* **Set exercise**:
Exact reproduction of the data is required, with images excluded.

* **Source data**:
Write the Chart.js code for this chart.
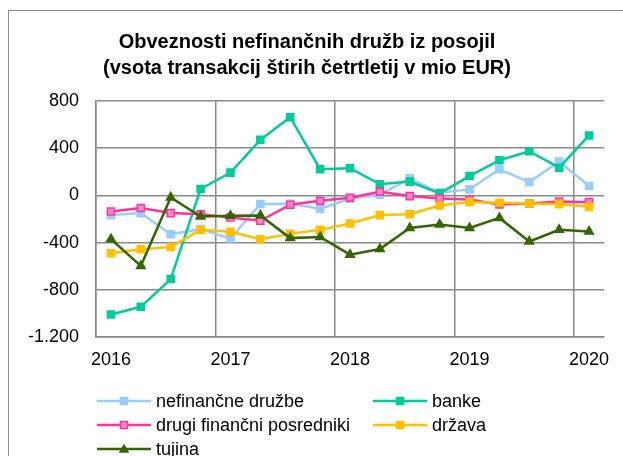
<!DOCTYPE html>
<html>
<head>
<meta charset="utf-8">
<script src="https://cdn.jsdelivr.net/npm/chart.js@4"></script>
<style>
  html, body { margin: 0; padding: 0; background: #fff; }
  #wrap { position: relative; width: 623px; height: 456px; overflow: hidden; }
  #frame { position: absolute; left: 8px; top: 10px; width: 700px; height: 600px; border: 1px solid #8c8c8c; box-sizing: border-box; }
  #chart { position: absolute; left: 0; top: 0; }
  #legend { position: absolute; left: 0; top: 0; width: 623px; height: 456px; font: 18px Arial, "Liberation Sans", sans-serif; color: #000; }
  .item { position: absolute; display: flex; align-items: center; white-space: nowrap; height: 24px; }
  .item canvas { margin-right: 5px; }
</style>
</head>
<body>
<div id="wrap">
  <div id="frame"></div>
  <canvas id="chart" width="623" height="456"></canvas>
  <div id="legend"></div>
</div>
<script>
const quarters = ["2016Q1", "2016Q2", "2016Q3", "2016Q4", "2017Q1", "2017Q2", "2017Q3", "2017Q4",
  "2018Q1", "2018Q2", "2018Q3", "2018Q4", "2019Q1", "2019Q2", "2019Q3", "2019Q4", "2020Q1"]

const nefinancne = [-167, -150, -329, -286, -366, -73, -71, -112, -29, 5, 145, 22, 51, 221, 113, 286, 79]
const banke = [-1009, -944, -709, 54, 193, 471, 663, 221, 230, 94, 117, 17, 164, 298, 374, 235, 508]
const drugi = [-136, -107, -150, -159, -187, -215, -79, -46, -20, 31, -6, -26, -34, -77, -68, -51, -57]
const drzava = [-490, -456, -437, -292, -309, -371, -326, -292, -238, -167, -159, -85, -57, -63, -68, -74, -97]
const tujina = [-371, -598, -17, -179, -173, -170, -362, -352, -502, -454, -276, -247, -276, -191, -391, -292, -306]

const yTicks = [800, 400, 0, -400, -800, -1200]

const font = "Arial, 'Liberation Sans', sans-serif"
const gridGray = "#8a8a8a"

function fmt(v) {
    // slovenian thousands separator
    let s = Math.abs(v).toString()
    if (s.length > 3) s = s.slice(0, s.length - 3) + "." + s.slice(-3)
    return (v < 0 ? "-" : "") + s
}

function series(label, data, color, style, fill, order) {
    return {
        label: label,
        data: data,
        borderColor: color,
        backgroundColor: color,
        borderWidth: 2.5,
        pointStyle: style,
        pointRadius: 5,
        pointBackgroundColor: fill || color,
        pointBorderColor: color,
        pointBorderWidth: 1.5,
        tension: 0,
        order: order
    }
}

const datasets = [
    series("nefinančne družbe", nefinancne, "#99ccff", "rect", null, 5),
    series("banke", banke, "#00cc99", "rect", null, 4),
    series("drugi finančni posredniki", drugi, "#ff3399", "rect", "#ff88cc", 3),
    series("država", drzava, "#ffc000", "rect", null, 2),
    series("tujina", tujina, "#336600", "triangle", null, 1)
]

Chart.defaults.font.family = font
Chart.defaults.color = "#000"

const chart = new Chart(document.getElementById("chart"), {
    type: "line",
    data: { labels: quarters, datasets: datasets },
    options: {
        responsive: false,
        animation: false,
        layout: { padding: { left: 10, right: 19, top: 10, bottom: 84 } },
        plugins: {
            legend: { display: false },
            tooltip: { enabled: false },
            title: {
                display: true,
                text: ["Obveznosti nefinančnih družb iz posojil", "(vsota transakcij štirih četrtletij v mio EUR)"],
                font: { size: 20, weight: "bold", lineHeight: 1.3 },
                color: "#000",
                padding: { top: 19, bottom: 20 }
            }
        },
        scales: {
            x: {
                offset: true,
                grid: {
                    offset: true,
                    drawTicks: false,
                    lineWidth: 1.5,
                    color: ctx => ctx.index % 4 === 0 ? gridGray : "transparent"
                },
                border: { color: gridGray, width: 1.5 },
                ticks: {
                    autoSkip: false,
                    maxRotation: 0,
                    padding: 12,
                    font: { size: 18 },
                    callback: function (v, i) {
                        const q = quarters[i]
                        return q.endsWith("Q1") ? q.slice(0, 4) : ""
                    }
                },
                afterFit: s => { s.height = 35 }
            },
            y: {
                min: -1200,
                max: 800,
                afterBuildTicks: s => { s.ticks = yTicks.map(v => ({ value: v })) },
                grid: { drawTicks: false, lineWidth: 1.5, color: gridGray },
                border: { color: gridGray, width: 1.5 },
                ticks: {
                    padding: 17,
                    font: { size: 18 },
                    callback: v => fmt(v)
                },
                afterFit: s => { s.width = 86 }
            }
        }
    }
})

// legend in two columns, built from the chart datasets
const legendPos = [[97, 401], [373, 401], [97, 425], [373, 425], [97, 449]]
const legendEl = document.getElementById("legend")
chart.data.datasets.forEach((ds, i) => {
    const item = document.createElement("div")
    item.className = "item"
    item.style.left = legendPos[i][0] + "px"
    item.style.top = (legendPos[i][1] - 12) + "px"
    const c = document.createElement("canvas")
    c.width = 54
    c.height = 14
    const g = c.getContext("2d")
    g.strokeStyle = ds.borderColor
    g.lineWidth = 2.5
    g.beginPath()
    g.moveTo(0, 7)
    g.lineTo(54, 7)
    g.stroke()
    g.fillStyle = ds.pointBackgroundColor
    g.strokeStyle = ds.pointBorderColor
    g.lineWidth = 1.5
    if (ds.pointStyle === "triangle") {
        g.beginPath()
        g.moveTo(27, 3)
        g.lineTo(31, 10)
        g.lineTo(23, 10)
        g.closePath()
        g.fill()
        g.stroke()
    } else {
        g.fillRect(23.5, 3.5, 7, 7)
        g.strokeRect(23.5, 3.5, 7, 7)
    }
    item.appendChild(c)
    const t = document.createElement("span")
    t.textContent = ds.label
    item.appendChild(t)
    legendEl.appendChild(item)
})
</script>
</body>
</html>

* **The solution**:
Write the Chart.js code for this chart.
<!DOCTYPE html>
<html>
<head>
<meta charset="utf-8">
<script src="https://cdn.jsdelivr.net/npm/chart.js@4"></script>
<style>
  html, body { margin: 0; padding: 0; background: #fff; }
  #wrap { position: relative; width: 623px; height: 456px; overflow: hidden; }
  #frame { position: absolute; left: 8px; top: 10px; width: 700px; height: 600px; border: 1px solid #8c8c8c; box-sizing: border-box; }
  #chart { position: absolute; left: 0; top: 0; }
  #legend { position: absolute; left: 0; top: 0; width: 623px; height: 456px; font: 18px Arial, "Liberation Sans", sans-serif; color: #000; }
  .item { position: absolute; display: flex; align-items: center; white-space: nowrap; height: 24px; }
  .item canvas { margin-right: 5px; }
</style>
</head>
<body>
<div id="wrap">
  <div id="frame"></div>
  <canvas id="chart" width="623" height="456"></canvas>
  <div id="legend"></div>
</div>
<script>
const quarters = ["2016Q1", "2016Q2", "2016Q3", "2016Q4", "2017Q1", "2017Q2", "2017Q3", "2017Q4",
  "2018Q1", "2018Q2", "2018Q3", "2018Q4", "2019Q1", "2019Q2", "2019Q3", "2019Q4", "2020Q1"]

const nefinancne = [-167, -150, -329, -286, -366, -73, -71, -112, -29, 5, 145, 22, 51, 221, 113, 286, 79]
const banke = [-1009, -944, -709, 54, 193, 471, 663, 221, 230, 94, 117, 17, 164, 298, 374, 235, 508]
const drugi = [-136, -107, -150, -159, -187, -215, -79, -46, -20, 31, -6, -26, -34, -77, -68, -51, -57]
const drzava = [-490, -456, -437, -292, -309, -371, -326, -292, -238, -167, -159, -85, -57, -63, -68, -74, -97]
const tujina = [-371, -598, -17, -179, -173, -170, -362, -352, -502, -454, -276, -247, -276, -191, -391, -292, -306]

const yTicks = [800, 400, 0, -400, -800, -1200]

const font = "Arial, 'Liberation Sans', sans-serif"
const gridGray = "#8a8a8a"

function fmt(v) {
    // slovenian thousands separator
    let s = Math.abs(v).toString()
    if (s.length > 3) s = s.slice(0, s.length - 3) + "." + s.slice(-3)
    return (v < 0 ? "-" : "") + s
}

function series(label, data, color, style, fill, order) {
    return {
        label: label,
        data: data,
        borderColor: color,
        backgroundColor: color,
        borderWidth: 2.5,
        pointStyle: style,
        pointRadius: 5,
        pointBackgroundColor: fill || color,
        pointBorderColor: color,
        pointBorderWidth: 1.5,
        tension: 0,
        order: order
    }
}

const datasets = [
    series("nefinančne družbe", nefinancne, "#99ccff", "rect", null, 5),
    series("banke", banke, "#00cc99", "rect", null, 4),
    series("drugi finančni posredniki", drugi, "#ff3399", "rect", "#ff88cc", 3),
    series("država", drzava, "#ffc000", "rect", null, 2),
    series("tujina", tujina, "#336600", "triangle", null, 1)
]

Chart.defaults.font.family = font
Chart.defaults.color = "#000"

const chart = new Chart(document.getElementById("chart"), {
    type: "line",
    data: { labels: quarters, datasets: datasets },
    options: {
        responsive: false,
        animation: false,
        layout: { padding: { left: 10, right: 19, top: 10, bottom: 84 } },
        plugins: {
            legend: { display: false },
            tooltip: { enabled: false },
            title: {
                display: true,
                text: ["Obveznosti nefinančnih družb iz posojil", "(vsota transakcij štirih četrtletij v mio EUR)"],
                font: { size: 20, weight: "bold", lineHeight: 1.3 },
                color: "#000",
                padding: { top: 19, bottom: 20 }
            }
        },
        scales: {
            x: {
                offset: true,
                grid: {
                    offset: true,
                    drawTicks: false,
                    lineWidth: 1.5,
                    color: ctx => ctx.index % 4 === 0 ? gridGray : "transparent"
                },
                border: { color: gridGray, width: 1.5 },
                ticks: {
                    autoSkip: false,
                    maxRotation: 0,
                    padding: 12,
                    font: { size: 18 },
                    callback: function (v, i) {
                        const q = quarters[i]
                        return q.endsWith("Q1") ? q.slice(0, 4) : ""
                    }
                },
                afterFit: s => { s.height = 35 }
            },
            y: {
                min: -1200,
                max: 800,
                afterBuildTicks: s => { s.ticks = yTicks.map(v => ({ value: v })) },
                grid: { drawTicks: false, lineWidth: 1.5, color: gridGray },
                border: { color: gridGray, width: 1.5 },
                ticks: {
                    padding: 17,
                    font: { size: 18 },
                    callback: v => fmt(v)
                },
                afterFit: s => { s.width = 86 }
            }
        }
    }
})

// legend in two columns, built from the chart datasets
const legendPos = [[97, 401], [373, 401], [97, 425], [373, 425], [97, 449]]
const legendEl = document.getElementById("legend")
chart.data.datasets.forEach((ds, i) => {
    const item = document.createElement("div")
    item.className = "item"
    item.style.left = legendPos[i][0] + "px"
    item.style.top = (legendPos[i][1] - 12) + "px"
    const c = document.createElement("canvas")
    c.width = 54
    c.height = 14
    const g = c.getContext("2d")
    g.strokeStyle = ds.borderColor
    g.lineWidth = 2.5
    g.beginPath()
    g.moveTo(0, 7)
    g.lineTo(54, 7)
    g.stroke()
    g.fillStyle = ds.pointBackgroundColor
    g.strokeStyle = ds.pointBorderColor
    g.lineWidth = 1.5
    if (ds.pointStyle === "triangle") {
        g.beginPath()
        g.moveTo(27, 3)
        g.lineTo(31, 10)
        g.lineTo(23, 10)
        g.closePath()
        g.fill()
        g.stroke()
    } else {
        g.fillRect(23.5, 3.5, 7, 7)
        g.strokeRect(23.5, 3.5, 7, 7)
    }
    item.appendChild(c)
    const t = document.createElement("span")
    t.textContent = ds.label
    item.appendChild(t)
    legendEl.appendChild(item)
})
</script>
</body>
</html>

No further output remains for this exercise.